Les restrictions budgétaires ne sont pas que des mots. Alors que l’on nous promet de revaloriser notre fonction, nous entendons inlassablement les mêmes rengaines : il manque de fonds pour rénover nos salles d’audience, nos bureaux ; il manque de fonds pour remplacer du matériel informatique ; il manque de fonds pour nous fournir un GSM de service, pourtant indispensable à l’exercice de notre métier. Il manque de fonds pour installer une fontaine à eau dans les bâtiments, parce qu’il faudrait en plus, certainement, la recharger… Même pour une agrafeuse, il manque de fonds.
À cette pénurie matérielle s’ajoute un sous-effectif chronique. Les « cadres », c’est-à-dire le nombre de magistrats prévus par service, n’ont plus été revus depuis plusieurs années. Ils ne sont pas complétés. Des candidats existent pourtant, mais tardent à être nommés.
Malgré tout, nous tentons de faire au mieux, avec les moyens du bord. Nous ne comptons pas nos heures, qui débordent bien souvent au-delà des horaires de travail classiques. Mais la charge de travail, elle, ne cesse d’augmenter. Il devient difficile, sinon impossible, de tout absorber. Une étude récente montre que les magistrats du siège prestent en moyenne 54 heures par semaine, au lieu des 40 prévues. Les audiences tirent en longueur pour tenter de répondre au plus grand nombre, mais malgré tout, les délais s’allongent.
Au parquet, seules 18 gardes annuelles — prestées la nuit, le week-end ou les jours fériés — sont indemnisées. Les autres sont honorées gratuitement, malgré leur pénibilité, alors que des décisions lourdes de conséquences doivent être prises dans l’urgence, bien souvent sans avoir fermé l’œil. Dans certains arrondissements, un magistrat peut effectuer jusqu’à 30 gardes annuelles, soit 12 non rémunérées. Il faut répondre présent, assurer la continuité du service : il en va de la sécurité et du bien-être de l’ensemble des citoyens.
Dans ce contexte déjà tendu, les projets de réformes en cours — en particulier la remise en cause de notre système de pension — sont perçus comme une nouvelle atteinte à l’attractivité et à la reconnaissance de notre métier.
Il ne s’agit pas d’un débat sur le confort, mais sur le respect.
Nous ne bénéficions d’aucun avantage extralégal, contrairement à la plupart des secteurs professionnels, qu’ils soient publics ou privés. Nos rémunérations peuvent, il est vrai, paraître confortables au regard de la moyenne belge. Elles ne sont toutefois pas à la hauteur des responsabilités, du stress, ni du temps consacré. Elles restent d’ailleurs inférieures à celles de nombreux pays européens, pour une fonction équivalente.

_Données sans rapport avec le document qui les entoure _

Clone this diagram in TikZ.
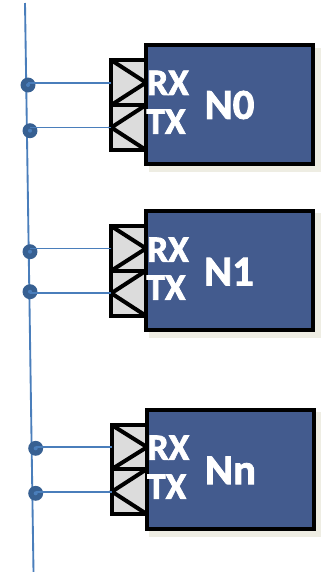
\documentclass[tikz,border=0pt]{standalone}
\usepackage{fontspec}
\newfontfamily\lblfont{Carlito}[BoldFont={Carlito Bold},BoldFeatures={FakeBold=2}]
\definecolor{nodeblue}{HTML}{435B8E}
\definecolor{shadowc}{HTML}{EEEDE3}
\definecolor{portgrey}{HTML}{DCDCDC}
\definecolor{wirec}{HTML}{4A7EBB}
\definecolor{dotc}{HTML}{376092}
\tikzset{
  rectbase/.style={rectangle,inner sep=0pt,outer sep=0pt},
  shadowbox/.style={rectbase,fill=shadowc},
  nodebox/.style={rectbase,draw=black,line width=3pt,fill=nodeblue},
  portbox/.style={rectbase,draw=black,line width=3pt,fill=portgrey},
  arrowmark/.style={draw=black,line width=3pt,miter limit=2},
  wire/.style={draw=wirec,line width=1.4pt},
  dotnode/.style={circle,fill=dotc,minimum size=11.2pt,inner sep=0pt,outer sep=0pt},
  dotcore/.style={circle,fill=wirec,minimum size=3pt,inner sep=0pt,outer sep=0pt},
  portlabel/.style={text=white,inner sep=0pt,font=\lblfont\fontsize{28pt}{31pt}\selectfont\bfseries},
  namelabel/.style={text=white,inner sep=0pt,font=\lblfont\fontsize{32pt}{34pt}\selectfont\bfseries}
}
% name, style, left, top, right, bottom (reference pixels)
\newcommand{\rectnode}[6]{%
  \pgfmathsetmacro{\rcx}{(#3+#5)/2}%
  \pgfmathsetmacro{\rcy}{(#4+#6)/2}%
  \node[#2,minimum width={(#5-(#3))*0.75pt},minimum height={(#6-(#4))*0.75pt}] (#1) at (\rcx,\rcy) {};%
}
\begin{document}
\begin{tikzpicture}[x=0.75pt,y=-0.75pt]
\useasboundingbox (0,0) rectangle (323,572);
% bus
\coordinate (bustop) at (25,3);
\coordinate (busbot) at (33.5,572);
\draw[wire] (bustop) -- (busbot);
% shadows
\rectnode{s0}{shadowbox}{149}{47.7}{320.7}{172}
\rectnode{s1}{shadowbox}{149}{213.3}{320.7}{338.3}
\rectnode{s2}{shadowbox}{149}{412.3}{321}{536.7}
% ports
\rectnode{rx0}{portbox}{111.3}{60.2}{146}{105}
\rectnode{tx0}{portbox}{111.3}{105}{146}{150}
\rectnode{rx1}{portbox}{111.3}{226.2}{146}{270.7}
\rectnode{tx1}{portbox}{111.3}{270.7}{146}{315.8}
\rectnode{rx2}{portbox}{112}{425.2}{147}{469}
\rectnode{tx2}{portbox}{112}{469}{147}{514.2}
% port arrows
\foreach \k in {0,1,2}{
  \draw[arrowmark] (rx\k.north west) -- (rx\k.east) -- (rx\k.south west);
  \draw[arrowmark] (tx\k.north east) -- (tx\k.west) -- (tx\k.south east);
}
% node boxes
\rectnode{n0}{nodebox}{145.8}{45.2}{312.8}{164.2}
\rectnode{n1}{nodebox}{145.8}{211.2}{312.8}{330.2}
\rectnode{n2}{nodebox}{146.8}{409.8}{313.5}{528.8}
% dots
\node[dotnode] (d0r) at (28,85) {};
\node[dotnode] (d0t) at (30,130.7) {};
\node[dotnode] (d1r) at (30,251.7) {};
\node[dotnode] (d1t) at (30,291.7) {};
\node[dotnode] (d2r) at (35.7,448.3) {};
\node[dotnode] (d2t) at (35.7,493.3) {};
% wires
\draw[wire] (rx0.west) -- (rx0.west -| d0r);
\draw[wire] (tx0.west) -- (tx0.west -| d0t);
\draw[wire] (rx1.west) -- (rx1.west -| d1r);
\draw[wire] (tx1.west) -- (tx1.west -| d1t);
\draw[wire] (rx2.west) -- (rx2.west -| d2r);
\draw[wire] (tx2.west) -- (tx2.west -| d2t);
\foreach \d in {d0r,d0t,d1r,d1t,d2r,d2t}{
  \node[dotcore] at (\d.center) {};
}
% labels
\node[portlabel] (lr0) at (168,82.8) {RX};
\node[portlabel] (lt0) at (166,121.7) {TX};
\node[namelabel] (ln0) at (229.5,105) {N0};
\node[portlabel] (lr1) at (168,249.7) {RX};
\node[portlabel] (lt1) at (166,287.7) {TX};
\node[namelabel] (ln1) at (229,271.7) {N1};
\node[portlabel] (lr2) at (168.5,447.7) {RX};
\node[portlabel] (lt2) at (166.7,486.7) {TX};
\node[namelabel] (ln2) at (230.5,470.3) {Nn};
\end{tikzpicture}
\end{document}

Ce métier, que nous avons choisi comme une vocation, devient pour certains une charge trop lourde à porter. Plusieurs collègues envisagent déjà une reconversion.
Nous avons cependant, encore aujourd’hui, un dernier avantage comparatif à l’embauche : nos pensions.
Alors même que la magistrature doit convaincre et attirer de nouveaux talents, le choix politique actuel est de retirer le seul véritable argument salarial que nous pouvons opposer aux entreprises du secteur privé.
Les questions suivantes méritent donc d’être posées :
Comment garantir une justice indépendante, efficace, humaine, si l’on continue d’en négliger les fondations ?
L’indépendance du magistrat sera-t-elle encore assurée si ses conditions salariales sont affaiblies ?
Le métier sera-t-il encore attractif dans le futur, et les conditions de travail proposées sont-elles suffisamment compétitives face à celles du secteur privé ?
Enfin et surtout : jusqu’où admettrons-nous d’affaiblir la justice avant de réagir et de lui donner les moyens d’être forte et efficace ?
La justice est un pilier de la démocratie. Elle ne peut plus être reléguée au second plan. Il est temps d’un sursaut, d’un choix politique clair. Pour que les citoyens bénéficient d’une justice rendue dans des délais raisonnables, par des professionnels compétents, engagés — et soutenus.